TASK REQUIREMENTS >>
Every line from the start of the entries up to and including the one bearing "-6.85, -7.10, -7.05, -6.85, -7.00, -7.15, -7.20, -6.35]" must be printed verbatim, without the pictures.

RECORDS SUPPLIED >>
------------------------------

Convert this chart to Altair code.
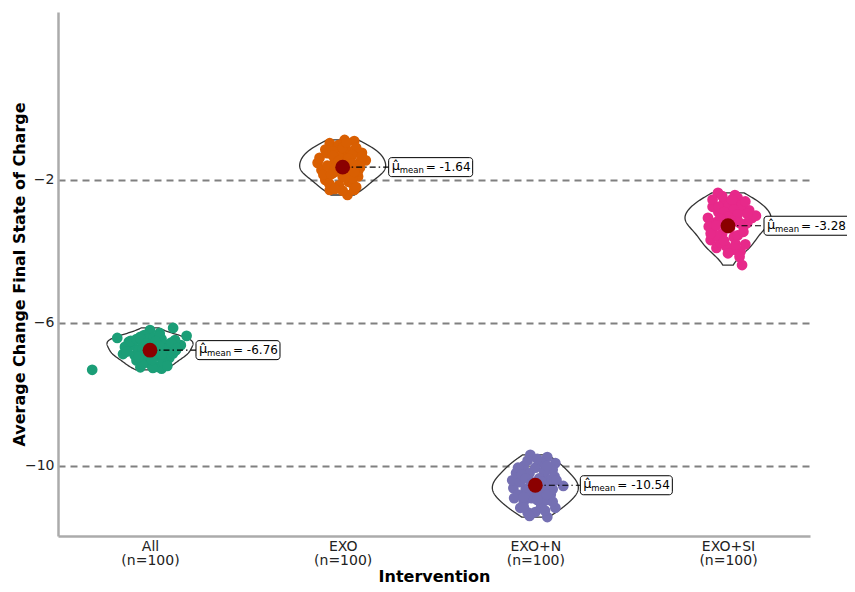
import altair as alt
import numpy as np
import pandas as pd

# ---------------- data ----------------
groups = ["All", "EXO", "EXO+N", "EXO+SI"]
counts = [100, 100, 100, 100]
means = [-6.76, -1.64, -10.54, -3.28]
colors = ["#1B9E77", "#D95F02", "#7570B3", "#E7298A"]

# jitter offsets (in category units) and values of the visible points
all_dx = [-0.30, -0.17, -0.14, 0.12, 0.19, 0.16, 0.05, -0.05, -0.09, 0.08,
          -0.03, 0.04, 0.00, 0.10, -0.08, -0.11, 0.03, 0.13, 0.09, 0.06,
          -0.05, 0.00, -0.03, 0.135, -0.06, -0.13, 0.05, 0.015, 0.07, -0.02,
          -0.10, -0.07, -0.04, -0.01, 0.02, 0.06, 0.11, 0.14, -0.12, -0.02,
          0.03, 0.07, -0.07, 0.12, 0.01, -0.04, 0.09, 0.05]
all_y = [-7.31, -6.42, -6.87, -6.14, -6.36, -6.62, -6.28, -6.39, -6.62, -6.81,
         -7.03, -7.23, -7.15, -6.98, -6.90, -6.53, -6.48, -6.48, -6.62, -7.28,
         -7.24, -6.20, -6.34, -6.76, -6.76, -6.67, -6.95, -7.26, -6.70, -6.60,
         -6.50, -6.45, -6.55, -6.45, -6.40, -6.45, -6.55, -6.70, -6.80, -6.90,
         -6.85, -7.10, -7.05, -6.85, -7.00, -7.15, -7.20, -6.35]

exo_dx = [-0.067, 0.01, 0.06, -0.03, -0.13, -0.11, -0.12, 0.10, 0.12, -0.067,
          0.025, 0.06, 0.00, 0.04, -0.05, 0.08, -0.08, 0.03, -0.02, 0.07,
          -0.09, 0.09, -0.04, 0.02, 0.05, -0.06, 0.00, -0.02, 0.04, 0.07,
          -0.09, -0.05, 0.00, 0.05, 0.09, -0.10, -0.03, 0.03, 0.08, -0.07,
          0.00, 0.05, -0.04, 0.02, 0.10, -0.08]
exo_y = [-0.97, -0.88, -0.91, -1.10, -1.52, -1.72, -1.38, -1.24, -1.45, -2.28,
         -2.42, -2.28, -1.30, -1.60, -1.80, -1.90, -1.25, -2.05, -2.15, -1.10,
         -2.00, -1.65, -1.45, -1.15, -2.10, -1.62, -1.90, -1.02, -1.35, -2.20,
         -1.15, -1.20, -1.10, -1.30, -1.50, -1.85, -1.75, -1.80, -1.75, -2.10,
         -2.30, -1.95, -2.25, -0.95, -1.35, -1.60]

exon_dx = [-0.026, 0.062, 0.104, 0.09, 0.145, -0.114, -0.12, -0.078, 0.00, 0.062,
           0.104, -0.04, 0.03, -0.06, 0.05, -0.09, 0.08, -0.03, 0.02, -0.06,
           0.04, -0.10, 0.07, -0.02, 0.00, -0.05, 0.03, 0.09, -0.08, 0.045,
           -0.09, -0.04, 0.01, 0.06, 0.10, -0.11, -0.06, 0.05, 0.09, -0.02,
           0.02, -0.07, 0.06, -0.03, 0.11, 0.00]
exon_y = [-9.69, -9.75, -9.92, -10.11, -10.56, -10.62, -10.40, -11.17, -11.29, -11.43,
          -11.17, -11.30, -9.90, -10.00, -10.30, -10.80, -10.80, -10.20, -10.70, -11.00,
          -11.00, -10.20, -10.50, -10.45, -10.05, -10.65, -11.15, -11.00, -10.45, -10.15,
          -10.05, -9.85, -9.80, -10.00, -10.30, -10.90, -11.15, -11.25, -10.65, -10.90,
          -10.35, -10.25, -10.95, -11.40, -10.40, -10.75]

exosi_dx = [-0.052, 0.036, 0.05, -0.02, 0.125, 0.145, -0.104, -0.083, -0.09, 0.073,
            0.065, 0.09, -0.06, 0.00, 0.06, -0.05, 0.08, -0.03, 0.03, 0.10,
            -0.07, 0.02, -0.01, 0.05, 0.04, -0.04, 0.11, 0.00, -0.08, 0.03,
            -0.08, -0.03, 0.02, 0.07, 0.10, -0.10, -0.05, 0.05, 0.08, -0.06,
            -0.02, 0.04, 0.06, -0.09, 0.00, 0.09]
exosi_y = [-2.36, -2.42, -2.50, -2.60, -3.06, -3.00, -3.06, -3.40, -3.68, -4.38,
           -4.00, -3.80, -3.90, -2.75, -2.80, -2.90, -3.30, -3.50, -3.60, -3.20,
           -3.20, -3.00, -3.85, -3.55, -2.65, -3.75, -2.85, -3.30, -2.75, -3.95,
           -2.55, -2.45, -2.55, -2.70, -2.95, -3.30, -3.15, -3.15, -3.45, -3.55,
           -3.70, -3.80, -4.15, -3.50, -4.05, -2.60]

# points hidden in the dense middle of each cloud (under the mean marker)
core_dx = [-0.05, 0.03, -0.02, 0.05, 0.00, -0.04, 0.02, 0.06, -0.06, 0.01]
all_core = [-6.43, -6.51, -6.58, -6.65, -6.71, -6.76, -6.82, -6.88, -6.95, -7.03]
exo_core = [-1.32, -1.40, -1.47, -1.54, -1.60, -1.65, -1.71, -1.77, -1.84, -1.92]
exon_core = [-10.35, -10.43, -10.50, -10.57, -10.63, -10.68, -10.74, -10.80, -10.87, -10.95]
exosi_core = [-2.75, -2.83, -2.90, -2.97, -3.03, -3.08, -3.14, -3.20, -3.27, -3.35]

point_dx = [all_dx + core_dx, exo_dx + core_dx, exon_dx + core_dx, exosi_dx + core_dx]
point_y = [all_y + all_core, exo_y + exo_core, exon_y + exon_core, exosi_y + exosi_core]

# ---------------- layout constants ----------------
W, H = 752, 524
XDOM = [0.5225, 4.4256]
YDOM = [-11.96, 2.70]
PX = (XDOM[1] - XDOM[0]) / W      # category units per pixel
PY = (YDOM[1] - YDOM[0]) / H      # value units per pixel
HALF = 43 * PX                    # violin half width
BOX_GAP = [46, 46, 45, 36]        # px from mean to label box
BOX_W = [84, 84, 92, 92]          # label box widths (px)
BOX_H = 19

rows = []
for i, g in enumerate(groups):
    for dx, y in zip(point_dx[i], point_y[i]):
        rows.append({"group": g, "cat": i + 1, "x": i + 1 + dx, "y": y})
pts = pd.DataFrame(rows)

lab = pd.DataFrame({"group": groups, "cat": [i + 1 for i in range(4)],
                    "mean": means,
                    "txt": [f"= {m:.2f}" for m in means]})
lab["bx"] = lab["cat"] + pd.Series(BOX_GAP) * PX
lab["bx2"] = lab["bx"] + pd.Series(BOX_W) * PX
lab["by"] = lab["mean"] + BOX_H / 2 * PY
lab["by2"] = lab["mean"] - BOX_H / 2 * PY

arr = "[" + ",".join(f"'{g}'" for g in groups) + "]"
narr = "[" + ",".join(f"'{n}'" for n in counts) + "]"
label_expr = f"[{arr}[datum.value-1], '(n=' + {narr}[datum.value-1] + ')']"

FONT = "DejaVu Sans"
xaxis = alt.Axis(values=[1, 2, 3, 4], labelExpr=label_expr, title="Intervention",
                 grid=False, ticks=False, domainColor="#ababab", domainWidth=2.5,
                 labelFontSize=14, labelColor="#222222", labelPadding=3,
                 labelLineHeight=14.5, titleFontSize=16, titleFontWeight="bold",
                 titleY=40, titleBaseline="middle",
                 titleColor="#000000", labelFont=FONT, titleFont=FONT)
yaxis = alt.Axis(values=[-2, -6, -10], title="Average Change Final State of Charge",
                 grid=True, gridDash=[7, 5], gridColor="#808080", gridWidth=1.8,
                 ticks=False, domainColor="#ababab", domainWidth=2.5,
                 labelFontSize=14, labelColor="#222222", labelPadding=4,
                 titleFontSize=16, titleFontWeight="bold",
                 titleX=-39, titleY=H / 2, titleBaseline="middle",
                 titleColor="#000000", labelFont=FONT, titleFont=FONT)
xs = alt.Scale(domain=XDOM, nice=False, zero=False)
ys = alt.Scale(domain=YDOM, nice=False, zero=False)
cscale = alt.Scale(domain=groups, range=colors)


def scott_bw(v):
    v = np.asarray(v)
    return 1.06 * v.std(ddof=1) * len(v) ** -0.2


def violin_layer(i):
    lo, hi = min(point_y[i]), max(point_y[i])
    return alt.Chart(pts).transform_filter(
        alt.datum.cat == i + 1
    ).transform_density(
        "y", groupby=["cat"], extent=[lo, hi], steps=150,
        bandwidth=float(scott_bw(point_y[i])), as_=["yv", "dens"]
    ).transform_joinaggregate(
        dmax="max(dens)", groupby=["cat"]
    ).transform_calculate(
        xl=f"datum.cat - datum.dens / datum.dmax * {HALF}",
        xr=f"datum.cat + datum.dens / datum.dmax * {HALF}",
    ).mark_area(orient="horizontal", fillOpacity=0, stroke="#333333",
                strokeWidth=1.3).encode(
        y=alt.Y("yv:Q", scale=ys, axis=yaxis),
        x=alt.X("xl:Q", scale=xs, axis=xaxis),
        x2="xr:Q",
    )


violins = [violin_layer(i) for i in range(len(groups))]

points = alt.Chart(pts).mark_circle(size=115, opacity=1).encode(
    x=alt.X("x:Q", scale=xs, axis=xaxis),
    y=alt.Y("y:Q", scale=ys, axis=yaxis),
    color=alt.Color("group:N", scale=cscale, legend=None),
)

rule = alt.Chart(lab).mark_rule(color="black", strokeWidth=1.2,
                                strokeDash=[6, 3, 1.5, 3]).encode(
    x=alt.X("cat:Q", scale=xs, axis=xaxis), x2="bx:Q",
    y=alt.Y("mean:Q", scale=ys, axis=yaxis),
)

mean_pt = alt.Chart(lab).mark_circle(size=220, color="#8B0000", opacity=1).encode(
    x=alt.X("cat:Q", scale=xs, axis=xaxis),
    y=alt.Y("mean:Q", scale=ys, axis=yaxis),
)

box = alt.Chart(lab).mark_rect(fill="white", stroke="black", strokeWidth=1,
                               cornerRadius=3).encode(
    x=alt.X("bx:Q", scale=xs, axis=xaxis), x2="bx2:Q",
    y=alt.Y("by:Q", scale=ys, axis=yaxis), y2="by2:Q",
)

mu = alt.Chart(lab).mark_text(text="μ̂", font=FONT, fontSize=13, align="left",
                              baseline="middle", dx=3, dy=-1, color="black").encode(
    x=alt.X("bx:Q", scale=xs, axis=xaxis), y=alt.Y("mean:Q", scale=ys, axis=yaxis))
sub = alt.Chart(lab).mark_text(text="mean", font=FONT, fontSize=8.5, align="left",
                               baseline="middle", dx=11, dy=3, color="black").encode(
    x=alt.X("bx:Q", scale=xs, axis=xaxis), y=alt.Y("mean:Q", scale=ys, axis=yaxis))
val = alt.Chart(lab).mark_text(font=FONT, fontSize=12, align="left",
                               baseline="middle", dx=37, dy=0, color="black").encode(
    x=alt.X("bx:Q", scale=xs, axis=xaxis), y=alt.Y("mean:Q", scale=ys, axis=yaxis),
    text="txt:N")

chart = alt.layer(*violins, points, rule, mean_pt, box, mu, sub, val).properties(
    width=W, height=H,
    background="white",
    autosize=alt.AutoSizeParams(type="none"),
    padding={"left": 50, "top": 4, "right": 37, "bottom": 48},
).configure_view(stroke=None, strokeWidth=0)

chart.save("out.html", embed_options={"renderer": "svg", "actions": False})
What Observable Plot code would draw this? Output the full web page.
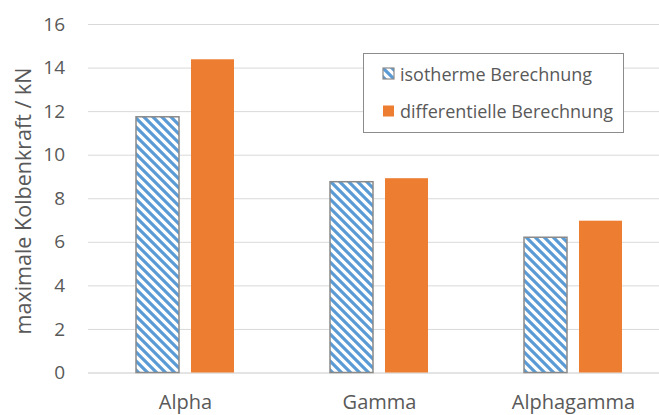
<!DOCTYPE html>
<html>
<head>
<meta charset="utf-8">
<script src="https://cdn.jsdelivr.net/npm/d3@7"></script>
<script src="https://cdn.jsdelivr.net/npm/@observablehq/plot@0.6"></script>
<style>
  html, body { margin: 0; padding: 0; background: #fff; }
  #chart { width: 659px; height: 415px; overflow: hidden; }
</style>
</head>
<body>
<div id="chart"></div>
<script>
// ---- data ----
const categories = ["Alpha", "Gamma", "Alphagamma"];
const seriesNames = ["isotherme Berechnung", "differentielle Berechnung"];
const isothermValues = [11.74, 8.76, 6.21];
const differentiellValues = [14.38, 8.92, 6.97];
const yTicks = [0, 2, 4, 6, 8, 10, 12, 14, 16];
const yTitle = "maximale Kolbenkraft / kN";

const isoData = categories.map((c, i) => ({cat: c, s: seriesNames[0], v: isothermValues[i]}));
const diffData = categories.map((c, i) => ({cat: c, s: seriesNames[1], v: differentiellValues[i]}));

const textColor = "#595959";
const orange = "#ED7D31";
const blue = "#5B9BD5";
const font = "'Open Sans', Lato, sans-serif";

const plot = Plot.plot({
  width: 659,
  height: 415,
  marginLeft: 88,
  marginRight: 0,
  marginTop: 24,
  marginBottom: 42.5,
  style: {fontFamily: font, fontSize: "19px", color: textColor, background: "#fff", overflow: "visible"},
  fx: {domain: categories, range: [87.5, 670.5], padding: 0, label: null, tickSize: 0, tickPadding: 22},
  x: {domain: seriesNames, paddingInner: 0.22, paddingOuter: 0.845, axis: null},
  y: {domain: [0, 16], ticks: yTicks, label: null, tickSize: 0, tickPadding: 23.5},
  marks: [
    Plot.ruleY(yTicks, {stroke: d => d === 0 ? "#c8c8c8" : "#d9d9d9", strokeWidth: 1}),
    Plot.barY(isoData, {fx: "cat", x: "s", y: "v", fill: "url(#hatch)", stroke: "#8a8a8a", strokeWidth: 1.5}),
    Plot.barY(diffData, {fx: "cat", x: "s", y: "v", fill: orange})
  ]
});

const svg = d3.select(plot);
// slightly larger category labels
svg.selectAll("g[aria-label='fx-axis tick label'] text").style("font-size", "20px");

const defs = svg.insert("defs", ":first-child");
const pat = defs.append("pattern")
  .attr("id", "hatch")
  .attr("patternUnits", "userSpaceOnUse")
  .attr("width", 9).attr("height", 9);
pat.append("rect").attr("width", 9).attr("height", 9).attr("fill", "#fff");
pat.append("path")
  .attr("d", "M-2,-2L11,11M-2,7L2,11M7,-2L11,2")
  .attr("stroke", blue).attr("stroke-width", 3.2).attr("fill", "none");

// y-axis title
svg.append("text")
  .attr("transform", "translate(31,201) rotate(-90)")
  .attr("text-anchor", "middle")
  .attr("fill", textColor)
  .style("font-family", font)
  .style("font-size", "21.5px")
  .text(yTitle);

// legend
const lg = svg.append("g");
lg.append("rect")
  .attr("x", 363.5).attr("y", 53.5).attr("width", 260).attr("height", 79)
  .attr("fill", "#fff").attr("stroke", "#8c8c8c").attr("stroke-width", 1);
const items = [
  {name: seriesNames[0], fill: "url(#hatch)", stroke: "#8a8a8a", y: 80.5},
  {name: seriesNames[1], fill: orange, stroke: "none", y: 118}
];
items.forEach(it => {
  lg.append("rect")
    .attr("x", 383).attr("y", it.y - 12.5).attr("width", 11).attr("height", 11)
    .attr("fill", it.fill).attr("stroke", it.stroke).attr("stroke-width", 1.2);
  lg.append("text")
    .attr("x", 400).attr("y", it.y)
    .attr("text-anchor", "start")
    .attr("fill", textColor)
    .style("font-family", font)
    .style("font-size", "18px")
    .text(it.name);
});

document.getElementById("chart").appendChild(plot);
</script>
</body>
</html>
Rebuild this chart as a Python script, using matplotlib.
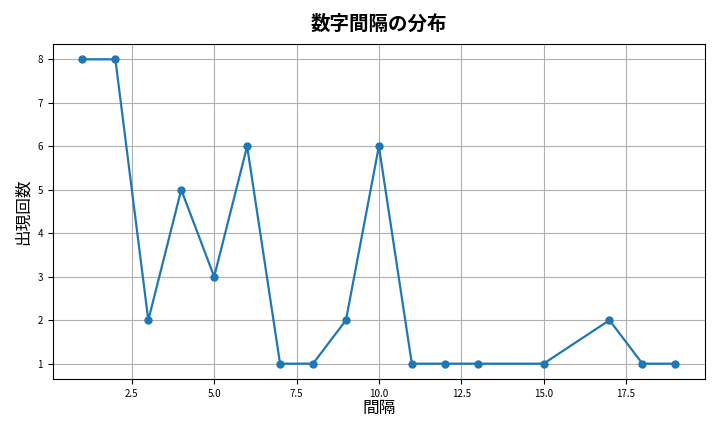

------------------------------

TASK ANSWER >>
Convert this chart to Altair code.
import altair as alt
import numpy as np
import pandas as pd

# ---------------- data ----------------
groups = ["All", "EXO", "EXO+N", "EXO+SI"]
counts = [100, 100, 100, 100]
means = [-6.76, -1.64, -10.54, -3.28]
colors = ["#1B9E77", "#D95F02", "#7570B3", "#E7298A"]

# jitter offsets (in category units) and values of the visible points
all_dx = [-0.30, -0.17, -0.14, 0.12, 0.19, 0.16, 0.05, -0.05, -0.09, 0.08,
          -0.03, 0.04, 0.00, 0.10, -0.08, -0.11, 0.03, 0.13, 0.09, 0.06,
          -0.05, 0.00, -0.03, 0.135, -0.06, -0.13, 0.05, 0.015, 0.07, -0.02,
          -0.10, -0.07, -0.04, -0.01, 0.02, 0.06, 0.11, 0.14, -0.12, -0.02,
          0.03, 0.07, -0.07, 0.12, 0.01, -0.04, 0.09, 0.05]
all_y = [-7.31, -6.42, -6.87, -6.14, -6.36, -6.62, -6.28, -6.39, -6.62, -6.81,
         -7.03, -7.23, -7.15, -6.98, -6.90, -6.53, -6.48, -6.48, -6.62, -7.28,
         -7.24, -6.20, -6.34, -6.76, -6.76, -6.67, -6.95, -7.26, -6.70, -6.60,
         -6.50, -6.45, -6.55, -6.45, -6.40, -6.45, -6.55, -6.70, -6.80, -6.90,
         -6.85, -7.10, -7.05, -6.85, -7.00, -7.15, -7.20, -6.35]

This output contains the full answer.